DIRECTIONS:
Please transcribe the data that follows without the pictures, keeping every word the same.

Code that draws figures:

--------------------

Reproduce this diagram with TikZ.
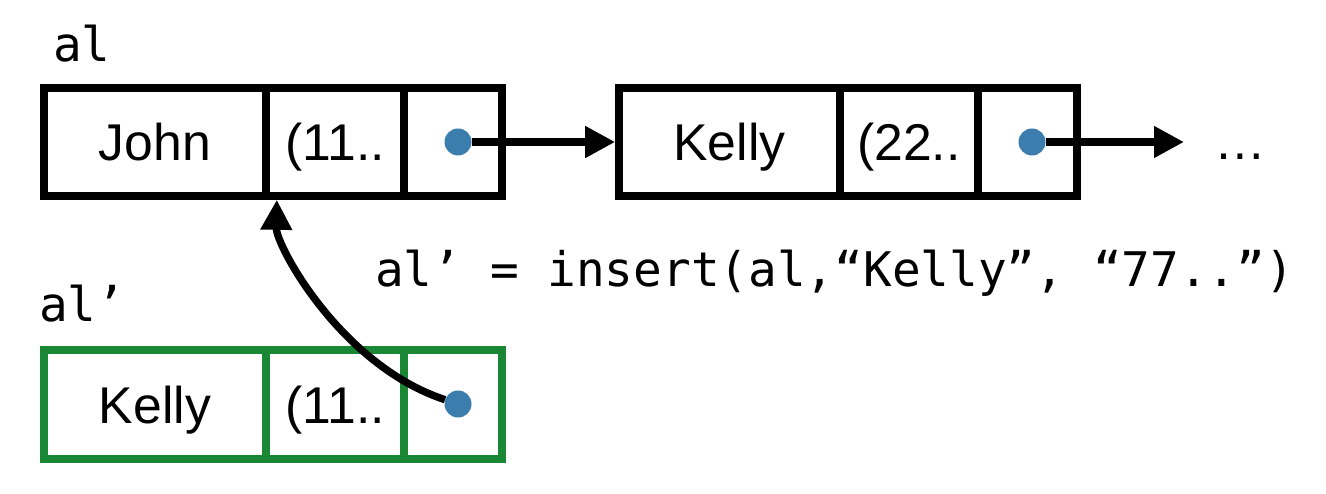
\documentclass[tikz,border=0pt]{standalone}
\usepackage{fontspec}
\setmainfont{Liberation Sans}
\setmonofont{DejaVu Sans Mono}
\usetikzlibrary{arrows.meta,positioning}
\definecolor{llblue}{RGB}{59,125,173}
\definecolor{llgreen}{RGB}{26,135,52}
\newcommand{\cellfont}{\fontsize{51.7}{60}\selectfont}
\newcommand{\codefont}{\fontsize{47.7}{56}\ttfamily}
\tikzstyle{cellbox} = [rectangle, draw=black, line width=7.6pt, minimum height=108pt, inner sep=0pt, text height=37pt, text depth=0pt, text centered, font=\cellfont]
\tikzstyle{newbox} = [cellbox, draw=llgreen]
\tikzstyle{ptrdot} = [circle, fill=llblue, minimum size=27pt, inner sep=0pt]
\tikzstyle{arrow} = [line width=7.4pt, ->, >={Triangle[length=30pt,width=30pt]}]
\tikzstyle{code} = [inner sep=0pt, anchor=base west, font=\codefont]

\begin{document}
\begin{tikzpicture}[x=1pt, y=-1pt]
\useasboundingbox (0,0) rectangle (1326,494);
% List al
\node[code] (allabel) at (53,62) {al};
\node[cellbox, minimum width=222pt] (john) at (155,142) {John};
\node[cellbox, minimum width=138pt] (phone1) at (335,142) {(11..};
\node[cellbox, minimum width=98pt] (ptr1) at (453,142) {};

\node[cellbox, minimum width=221pt] (kelly) at (729.5,142) {Kelly};
\node[cellbox, minimum width=138pt] (phone2) at (909,142) {(22..};
\node[cellbox, minimum width=99pt] (ptr2) at (1027.5,142) {};
\node[font=\cellfont, inner sep=0pt, anchor=base] (more) at (1240,160) {…};
\coordinate (tail) at (1184,142);

\node[ptrdot] (dot1) at (458,142) {};
\node[ptrdot] (dot2) at (1032,142) {};
\draw[arrow] (dot1) -- (kelly);
\draw[arrow] (dot2) -- (tail);

% Insert call
\node[code] (call) at (375,287) {al’ = insert(al,“Kelly”, “77..”)};

% New list al'
\node[code] (newlabel) at (39,322) {al’};
\node[newbox, minimum width=222pt, minimum height=109pt] (newkelly) at (155,404.5) {Kelly};
\node[newbox, minimum width=138pt, minimum height=109pt] (newphone) at (335,404.5) {(11..};
\node[newbox, minimum width=98pt, minimum height=109pt] (newptr) at (453,404.5) {};

\node[ptrdot] (dot3) at (458,404) {};
\draw[arrow] (dot3) .. controls (340,365) and (276,245) .. ([xshift=7pt]john.south east);
\end{tikzpicture}
\end{document}
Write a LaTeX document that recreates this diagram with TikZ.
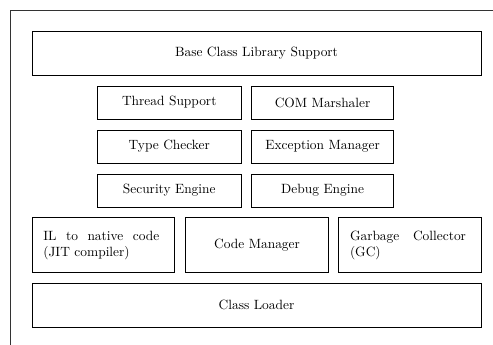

--------------------

TASK OUTPUT:
Reproduce this diagram with TikZ.
\documentclass[tikz,border=0pt]{standalone}
\usepackage{fontspec}
\setmainfont{Liberation Sans}
\setmonofont{DejaVu Sans Mono}
\usetikzlibrary{arrows.meta,positioning}
\definecolor{llblue}{RGB}{59,125,173}
\definecolor{llgreen}{RGB}{26,135,52}
\newcommand{\cellfont}{\fontsize{51.7}{60}\selectfont}
\newcommand{\codefont}{\fontsize{47.7}{56}\ttfamily}
\tikzstyle{cellbox} = [rectangle, draw=black, line width=7.6pt, minimum height=108pt, inner sep=0pt, text height=37pt, text depth=0pt, text centered, font=\cellfont]
\tikzstyle{newbox} = [cellbox, draw=llgreen]
\tikzstyle{ptrdot} = [circle, fill=llblue, minimum size=27pt, inner sep=0pt]
\tikzstyle{arrow} = [line width=7.4pt, ->, >={Triangle[length=30pt,width=30pt]}]
\tikzstyle{code} = [inner sep=0pt, anchor=base west, font=\codefont]

\begin{document}
\begin{tikzpicture}[x=1pt, y=-1pt]
\useasboundingbox (0,0) rectangle (1326,494);
% List al
\node[code] (allabel) at (53,62) {al};
\node[cellbox, minimum width=222pt] (john) at (155,142) {John};
\node[cellbox, minimum width=138pt] (phone1) at (335,142) {(11..};
\node[cellbox, minimum width=98pt] (ptr1) at (453,142) {};

\node[cellbox, minimum width=221pt] (kelly) at (729.5,142) {Kelly};
\node[cellbox, minimum width=138pt] (phone2) at (909,142) {(22..};
\node[cellbox, minimum width=99pt] (ptr2) at (1027.5,142) {};
\node[font=\cellfont, inner sep=0pt, anchor=base] (more) at (1240,160) {…};
\coordinate (tail) at (1184,142);

\node[ptrdot] (dot1) at (458,142) {};
\node[ptrdot] (dot2) at (1032,142) {};
\draw[arrow] (dot1) -- (kelly);
\draw[arrow] (dot2) -- (tail);

% Insert call
\node[code] (call) at (375,287) {al’ = insert(al,“Kelly”, “77..”)};

% New list al'
\node[code] (newlabel) at (39,322) {al’};
\node[newbox, minimum width=222pt, minimum height=109pt] (newkelly) at (155,404.5) {Kelly};
\node[newbox, minimum width=138pt, minimum height=109pt] (newphone) at (335,404.5) {(11..};
\node[newbox, minimum width=98pt, minimum height=109pt] (newptr) at (453,404.5) {};

\node[ptrdot] (dot3) at (458,404) {};
\draw[arrow] (dot3) .. controls (340,365) and (276,245) .. ([xshift=7pt]john.south east);
\end{tikzpicture}
\end{document}
Write a LaTeX document that recreates this diagram with TikZ.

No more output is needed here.